Access to Personal Protective Equipment (PPE), such as gloves, masks and sanitiser is a big issue confronting the disability sector, according to ATSA executive officer, David Sinclair. “The community is placing demand on these items and it is necessary for the supply of assistive technologies (AT) to protect the participant and the supplier of AT supports,” he told F2L. “The hard fact is PPE is hard to get and in some instances the price that is been charged to purchase this equipment is extraordinary.
“The need to formally recognise that the supply and support of AT is an essential service by government. At this stage it is assumed that this will be the case however currently it is not. ATSA is working with the government to clarify this matter but is directing all AT providers to act as if the decision has already been made as these are an essential service.” (See following story for further details).
Another issue is coming from government processes and procedures, he said, due to the fast pace and changing environment and the need for good, clear, balanced decision making will be paramount.
“The requirements and expectation on the AT sector to ensure persons who use AT will be supported during a full lock down need to be understood. Details and rules cannot be made on the run, but through good consultation with the AT sector. ATSA is working together with the NDIA and the NDIS QSC with the aim of identifying what issues may arise and to have practical plans in place.
“The circumstance of reporting delivery of support risks to the Quality and Safeguards Commission is new for the AT sector and it is vital that this requirement is not misunderstood. It should not be viewed as a negative but a means to ensure the participant is able to be supported.
“Each business that is a registered provider of support is required to report any significant issue that will impact on their ability to provide supports.
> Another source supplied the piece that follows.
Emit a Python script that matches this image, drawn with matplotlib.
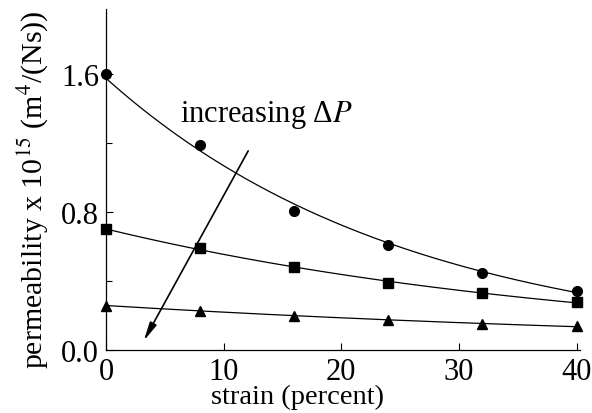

Compliance to this requirement is important to allow the Commission to manage the situation, along with supporting the supplier, and plan solutions to problems.”
He said most of the enquiries from suppliers to date have been around clarification of approach to the issue, e.g. Work Health and Safety care and the concern not to place the client at risk. Also, deciphering the latest announcement in the context of the AT industry and clarity on essential services.
Finally, Sinclair said it is easy to say but often harder to do in times of uncertainty but: “We will get through this and we need to focus on the business at hand, remember you are not alone. Do not forget the basics of business and customer service along with your responsibilities. If you need a hand ask for it, and last of all, we are all in this together.”